Exercise directions –
Leave out the pictures, and write out exactly the lines from the beginning of the material to the line holding "import plotly.graph_objects as go", that line included, and nothing else.

Recorded data –
◇ ◇ ◇ ◇ ◇
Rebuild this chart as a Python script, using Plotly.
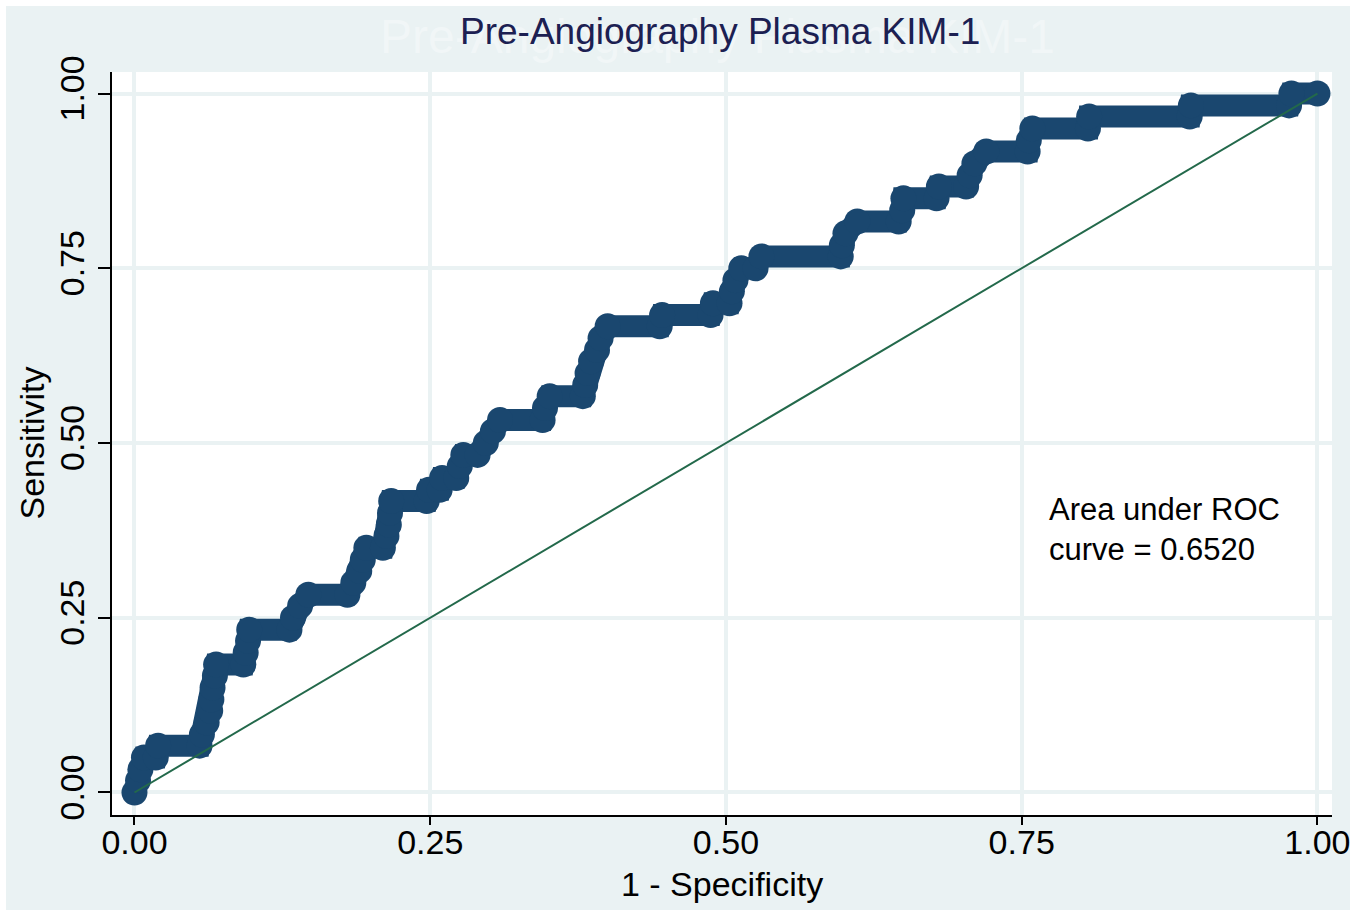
import plotly.graph_objects as go

# ---- data ----
fpr = [0.000, 0.003, 0.005, 0.008, 0.018, 0.020, 0.055, 0.057, 0.061, 0.064,
       0.065, 0.066, 0.068, 0.069, 0.092, 0.094, 0.096, 0.097, 0.131, 0.134,
       0.140, 0.147, 0.180, 0.185, 0.190, 0.193, 0.196, 0.210, 0.213, 0.215,
       0.216, 0.217, 0.247, 0.249, 0.258, 0.260, 0.272, 0.275, 0.278, 0.290,
       0.297, 0.303, 0.309, 0.345, 0.347, 0.351, 0.379, 0.381, 0.383, 0.386,
       0.391, 0.394, 0.400, 0.444, 0.446, 0.487, 0.489, 0.503, 0.505, 0.508,
       0.513, 0.525, 0.530, 0.597, 0.598, 0.601, 0.611, 0.646, 0.649, 0.650,
       0.678, 0.680, 0.703, 0.706, 0.710, 0.720, 0.755, 0.756, 0.759, 0.806,
       0.807, 0.892, 0.893, 0.976, 0.978, 1.000]
sensitivity = [0.000, 0.017, 0.033, 0.050, 0.050, 0.067, 0.067, 0.083, 0.100, 0.117,
               0.133, 0.150, 0.167, 0.183, 0.183, 0.200, 0.217, 0.233, 0.233, 0.250,
               0.267, 0.283, 0.283, 0.300, 0.317, 0.333, 0.350, 0.350, 0.367, 0.383,
               0.400, 0.417, 0.417, 0.433, 0.433, 0.450, 0.450, 0.467, 0.483, 0.483,
               0.500, 0.517, 0.533, 0.533, 0.550, 0.567, 0.567, 0.583, 0.600, 0.617,
               0.633, 0.650, 0.667, 0.667, 0.683, 0.683, 0.700, 0.700, 0.717, 0.733,
               0.750, 0.750, 0.767, 0.767, 0.783, 0.800, 0.817, 0.817, 0.833, 0.850,
               0.850, 0.867, 0.867, 0.883, 0.900, 0.917, 0.917, 0.933, 0.950, 0.950,
               0.967, 0.967, 0.983, 0.983, 1.000, 1.000]
ref_x = [0, 1]
ref_y = [0, 1]
tick_vals = [0, 0.25, 0.5, 0.75, 1.0]
tick_text = ["0.00", "0.25", "0.50", "0.75", "1.00"]
title_text = "Pre-Angiography Plasma KIM-1"
auc_text = "Area under ROC<br>curve = 0.6520"

NAVY = "#1A476F"
GREEN = "#23694B"
BG = "#EAF2F3"
FONT = "Liberation Sans, Arial, sans-serif"

fig = go.Figure()
fig.add_trace(go.Scatter(
    x=fpr, y=sensitivity, mode="lines+markers",
    line=dict(color=NAVY, width=22),
    marker=dict(color=NAVY, size=26, line=dict(width=0)),
    showlegend=False, hoverinfo="skip"))
fig.add_trace(go.Scatter(
    x=ref_x, y=ref_y, mode="lines",
    line=dict(color=GREEN, width=2),
    showlegend=False, hoverinfo="skip"))

axis_common = dict(
    tickvals=tick_vals, ticktext=tick_text,
    showgrid=True, gridcolor=BG, gridwidth=4,
    zeroline=False, showline=True, linecolor="black", linewidth=2,
    ticks="outside", tickcolor="black", tickwidth=2,
    tickfont=dict(family=FONT, size=34, color="black"),
    fixedrange=True,
)
fig.update_xaxes(range=[-0.019, 1.0123], ticklen=8, ticklabelstandoff=-12, **axis_common)
fig.update_yaxes(range=[-0.0322, 1.0308], ticklen=12, tickangle=-90, **axis_common)

annotations = [
    # faint ghost title behind the real one
    dict(text=title_text, xref="paper", yref="paper",
         x=(717 - 112) / 1220, y=(815 - 36) / 743, xanchor="center", yanchor="middle",
         showarrow=False, font=dict(family=FONT, size=48, color="rgba(255,255,255,0.35)")),
    dict(text=title_text, xref="paper", yref="paper",
         x=(720 - 112) / 1220, y=(815 - 32) / 743, xanchor="center", yanchor="middle",
         showarrow=False, font=dict(family=FONT, size=37, color="#1C2052")),
    dict(text="1 - Specificity", xref="paper", yref="paper",
         x=0.5, y=(815 - 884) / 743, xanchor="center", yanchor="middle",
         showarrow=False, font=dict(family=FONT, size=34, color="black")),
    dict(text="Sensitivity", xref="paper", yref="paper",
         x=(31 - 112) / 1220, y=0.5, xanchor="center", yanchor="middle",
         textangle=-90, showarrow=False, font=dict(family=FONT, size=34, color="black")),
    dict(text=auc_text, xref="x", yref="y", x=0.771, y=0.376,
         xanchor="left", yanchor="middle", align="left",
         showarrow=False, font=dict(family=FONT, size=31, color="black")),
]

W = 1220.0
H = 743.0
shapes = [
    # white outer border strips (top, left, right)
    dict(type="rect", xref="paper", yref="paper", layer="above",
         x0=-112 / W, x1=(1363 - 112) / W, y0=(815 - 6) / H, y1=815 / H,
         fillcolor="white", line=dict(width=0)),
    dict(type="rect", xref="paper", yref="paper", layer="above",
         x0=-112 / W, x1=(6 - 112) / W, y0=-95 / H, y1=815 / H,
         fillcolor="white", line=dict(width=0)),
    dict(type="rect", xref="paper", yref="paper", layer="above",
         x0=(1350 - 112) / W, x1=(1363 - 112) / W, y0=-95 / H, y1=815 / H,
         fillcolor="white", line=dict(width=0)),
]

fig.update_layout(
    width=1363, height=910, autosize=False,
    margin=dict(l=112, r=31, t=72, b=95, pad=0),
    paper_bgcolor=BG, plot_bgcolor="white",
    annotations=annotations, shapes=shapes,
    font=dict(family=FONT),
)

fig.write_html("out.html")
◇ ◇ ◇ ◇ ◇
Output of the exercise –
Rebuild this chart as a Python script, using Plotly.
import plotly.graph_objects as go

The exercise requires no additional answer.